▶ **Given request**:
Leave out the images and repeat the listing below without a single change.

::: Data section

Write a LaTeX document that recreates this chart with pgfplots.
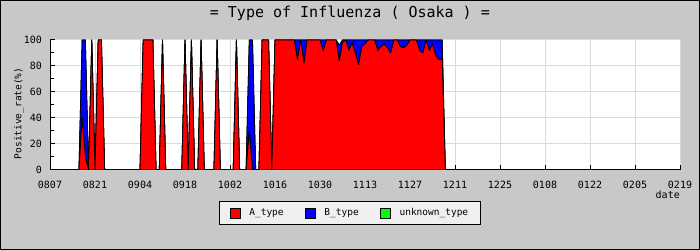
\documentclass[border=0pt]{standalone}
\usepackage{fontspec}
\setmainfont{DejaVu Sans Mono}
\usepackage{pgfplots}
\pgfplotsset{compat=1.18}
\usepackage{pgfplotstable}
\definecolor{bggray}{RGB}{200,200,200}
\definecolor{gridgray}{RGB}{218,218,218}
\definecolor{legbg}{RGB}{240,240,240}
\definecolor{atype}{RGB}{255,0,0}
\definecolor{btype}{RGB}{0,0,255}
\definecolor{utype}{RGB}{0,255,0}

\pgfplotstableread{
d A B U
0 0 0 0
9 0 0 0
10 40 60 0
11 10 90 0
12 0 0 0
13 100 0 0
14 0 0 0
15 100 0 0
16 100 0 0
17 0 0 0
28 0 0 0
29 100 0 0
30 100 0 0
31 100 0 0
32 100 0 0
33 0 0 0
34 0 0 0
35 100 0 0
36 0 0 0
41 0 0 0
42 100 0 0
43 0 0 0
44 100 0 0
45 0 0 0
46 0 0 0
47 100 0 0
48 0 0 0
51 0 0 0
52 100 0 0
53 0 0 0
57 0 0 0
58 100 0 0
59 0 0 0
61 0 0 0
62 30 70 0
63 0 100 0
64 0 0 0
65 0 0 0
66 100 0 0
67 100 0 0
68 100 0 0
69 0 0 0
70 100 0 0
71 100 0 0
72 100 0 0
73 100 0 0
74 100 0 0
75 100 0 0
76 100 0 0
77 85 15 0
78 100 0 0
79 82 18 0
80 100 0 0
81 100 0 0
82 100 0 0
83 100 0 0
84 100 0 0
85 91.5 8.5 0
86 100 0 0
87 100 0 0
88 100 0 0
89 100 0 0
90 84 12 0
91 98 2 0
92 100 0 0
93 92 8 0
94 98 2 0
95 90 10 0
96 81 19 0
97 95 5 0
98 97 3 0
99 100 0 0
100 100 0 0
101 100 0 0
102 92 8 0
103 95 5 0
104 97 3 0
105 94 6 0
106 90 10 0
107 100 0 0
108 100 0 0
109 95 5 0
110 94 6 0
111 96 4 0
112 100 0 0
113 100 0 0
114 100 0 0
115 92 8 0
116 90 10 0
117 100 0 0
118 92 8 0
119 97 3 0
120 88 12 0
121 85 15 0
122 85 15 0
123 0 0 0
}\flu

\begin{document}
\begin{tikzpicture}
\fill[bggray] (0,0) rectangle (700bp,250bp);
\fill[white] (50bp,80bp) rectangle (680bp,210bp);
\draw[black, line width=1bp] (0.5bp,0.5bp) rectangle (699.5bp,249.5bp);
\useasboundingbox (0,0) rectangle (700bp,250bp);
\begin{axis}[
  at={(50bp,80bp)}, anchor=south west,
  scale only axis, width=630bp, height=130bp,
  xmin=0, xmax=196, ymin=0, ymax=100,
  stack plots=y,
  grid style={draw=gridgray, line width=1bp},
  xmajorgrids, ymajorgrids,
  axis x line*=bottom, axis y line*=left,
  axis line style={line width=1bp, black},
  tick align=inside,
  major tick length=5bp, minor tick length=4bp,
  every tick/.style={black, line width=1bp},
  xtick={0,14,...,196},
  xticklabels={0807,0821,0904,0918,1002,1016,1030,1113,1127,1211,1225,0108,0122,0205,0219},
  ytick={0,20,...,100},
  minor ytick={10,30,50,70,90},
  /pgf/number format/assume math mode=true,
  tick label style={font=\fontsize{10bp}{12bp}\selectfont, text=black},
  xticklabel style={anchor=base, yshift=-19bp},
  yticklabel style={xshift=-4.5bp},
  title={= Type of Influenza ( Osaka ) =},
  title style={at={(axis description cs:0.476,1.1308)}, anchor=base, font=\fontsize{15bp}{18bp}\selectfont},
  ylabel={Positive\_rate(\%)},
  ylabel style={at={(axis description cs:-0.0492,0.436)}, anchor=center, font=\fontsize{9.5bp}{11bp}\selectfont},
  xlabel={date},
  xlabel style={at={(axis description cs:1,-0.218)}, anchor=base east, inner sep=0pt, font=\fontsize{10bp}{12bp}\selectfont},
  legend columns=3,
  legend cell align=left,
  legend image code/.code={\draw[#1] (0bp,-5bp) rectangle (10bp,5bp);},
  legend style={at={(axis description cs:0.476,-0.331)}, anchor=center,
    fill=legbg, draw=black, line width=1bp,
    font=\fontsize{9.5bp}{11bp}\selectfont,
    inner xsep=10bp, inner ysep=5bp,
    /tikz/every odd column/.append style={column sep=7bp},
    /tikz/every even column/.append style={column sep=19bp}},
]
\addplot[fill=atype, draw=black, line width=0.8bp, line join=round] table[x=d,y=A]{\flu} \closedcycle;
\addplot[fill=btype, draw=black, line width=0.8bp, line join=round] table[x=d,y=B]{\flu} \closedcycle;
\addplot[fill=utype, draw=black, line width=0.8bp, line join=round] table[x=d,y=U]{\flu} \closedcycle;
\legend{A\_type,B\_type,unknown\_type}
\end{axis}
\end{tikzpicture}
\end{document}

::::::

▶ **Written solution**:
Write a LaTeX document that recreates this chart with pgfplots.
\documentclass[border=0pt]{standalone}
\usepackage{fontspec}
\setmainfont{DejaVu Sans Mono}
\usepackage{pgfplots}
\pgfplotsset{compat=1.18}
\usepackage{pgfplotstable}
\definecolor{bggray}{RGB}{200,200,200}
\definecolor{gridgray}{RGB}{218,218,218}
\definecolor{legbg}{RGB}{240,240,240}
\definecolor{atype}{RGB}{255,0,0}
\definecolor{btype}{RGB}{0,0,255}
\definecolor{utype}{RGB}{0,255,0}

\pgfplotstableread{
d A B U
0 0 0 0
9 0 0 0
10 40 60 0
11 10 90 0
12 0 0 0
13 100 0 0
14 0 0 0
15 100 0 0
16 100 0 0
17 0 0 0
28 0 0 0
29 100 0 0
30 100 0 0
31 100 0 0
32 100 0 0
33 0 0 0
34 0 0 0
35 100 0 0
36 0 0 0
41 0 0 0
42 100 0 0
43 0 0 0
44 100 0 0
45 0 0 0
46 0 0 0
47 100 0 0
48 0 0 0
51 0 0 0
52 100 0 0
53 0 0 0
57 0 0 0
58 100 0 0
59 0 0 0
61 0 0 0
62 30 70 0
63 0 100 0
64 0 0 0
65 0 0 0
66 100 0 0
67 100 0 0
68 100 0 0
69 0 0 0
70 100 0 0
71 100 0 0
72 100 0 0
73 100 0 0
74 100 0 0
75 100 0 0
76 100 0 0
77 85 15 0
78 100 0 0
79 82 18 0
80 100 0 0
81 100 0 0
82 100 0 0
83 100 0 0
84 100 0 0
85 91.5 8.5 0
86 100 0 0
87 100 0 0
88 100 0 0
89 100 0 0
90 84 12 0
91 98 2 0
92 100 0 0
93 92 8 0
94 98 2 0
95 90 10 0
96 81 19 0
97 95 5 0
98 97 3 0
99 100 0 0
100 100 0 0
101 100 0 0
102 92 8 0
103 95 5 0
104 97 3 0
105 94 6 0
106 90 10 0
107 100 0 0
108 100 0 0
109 95 5 0
110 94 6 0
111 96 4 0
112 100 0 0
113 100 0 0
114 100 0 0
115 92 8 0
116 90 10 0
117 100 0 0
118 92 8 0
119 97 3 0
120 88 12 0
121 85 15 0
122 85 15 0
123 0 0 0
}\flu

\begin{document}
\begin{tikzpicture}
\fill[bggray] (0,0) rectangle (700bp,250bp);
\fill[white] (50bp,80bp) rectangle (680bp,210bp);
\draw[black, line width=1bp] (0.5bp,0.5bp) rectangle (699.5bp,249.5bp);
\useasboundingbox (0,0) rectangle (700bp,250bp);
\begin{axis}[
  at={(50bp,80bp)}, anchor=south west,
  scale only axis, width=630bp, height=130bp,
  xmin=0, xmax=196, ymin=0, ymax=100,
  stack plots=y,
  grid style={draw=gridgray, line width=1bp},
  xmajorgrids, ymajorgrids,
  axis x line*=bottom, axis y line*=left,
  axis line style={line width=1bp, black},
  tick align=inside,
  major tick length=5bp, minor tick length=4bp,
  every tick/.style={black, line width=1bp},
  xtick={0,14,...,196},
  xticklabels={0807,0821,0904,0918,1002,1016,1030,1113,1127,1211,1225,0108,0122,0205,0219},
  ytick={0,20,...,100},
  minor ytick={10,30,50,70,90},
  /pgf/number format/assume math mode=true,
  tick label style={font=\fontsize{10bp}{12bp}\selectfont, text=black},
  xticklabel style={anchor=base, yshift=-19bp},
  yticklabel style={xshift=-4.5bp},
  title={= Type of Influenza ( Osaka ) =},
  title style={at={(axis description cs:0.476,1.1308)}, anchor=base, font=\fontsize{15bp}{18bp}\selectfont},
  ylabel={Positive\_rate(\%)},
  ylabel style={at={(axis description cs:-0.0492,0.436)}, anchor=center, font=\fontsize{9.5bp}{11bp}\selectfont},
  xlabel={date},
  xlabel style={at={(axis description cs:1,-0.218)}, anchor=base east, inner sep=0pt, font=\fontsize{10bp}{12bp}\selectfont},
  legend columns=3,
  legend cell align=left,
  legend image code/.code={\draw[#1] (0bp,-5bp) rectangle (10bp,5bp);},
  legend style={at={(axis description cs:0.476,-0.331)}, anchor=center,
    fill=legbg, draw=black, line width=1bp,
    font=\fontsize{9.5bp}{11bp}\selectfont,
    inner xsep=10bp, inner ysep=5bp,
    /tikz/every odd column/.append style={column sep=7bp},
    /tikz/every even column/.append style={column sep=19bp}},
]
\addplot[fill=atype, draw=black, line width=0.8bp, line join=round] table[x=d,y=A]{\flu} \closedcycle;
\addplot[fill=btype, draw=black, line width=0.8bp, line join=round] table[x=d,y=B]{\flu} \closedcycle;
\addplot[fill=utype, draw=black, line width=0.8bp, line join=round] table[x=d,y=U]{\flu} \closedcycle;
\legend{A\_type,B\_type,unknown\_type}
\end{axis}
\end{tikzpicture}
\end{document}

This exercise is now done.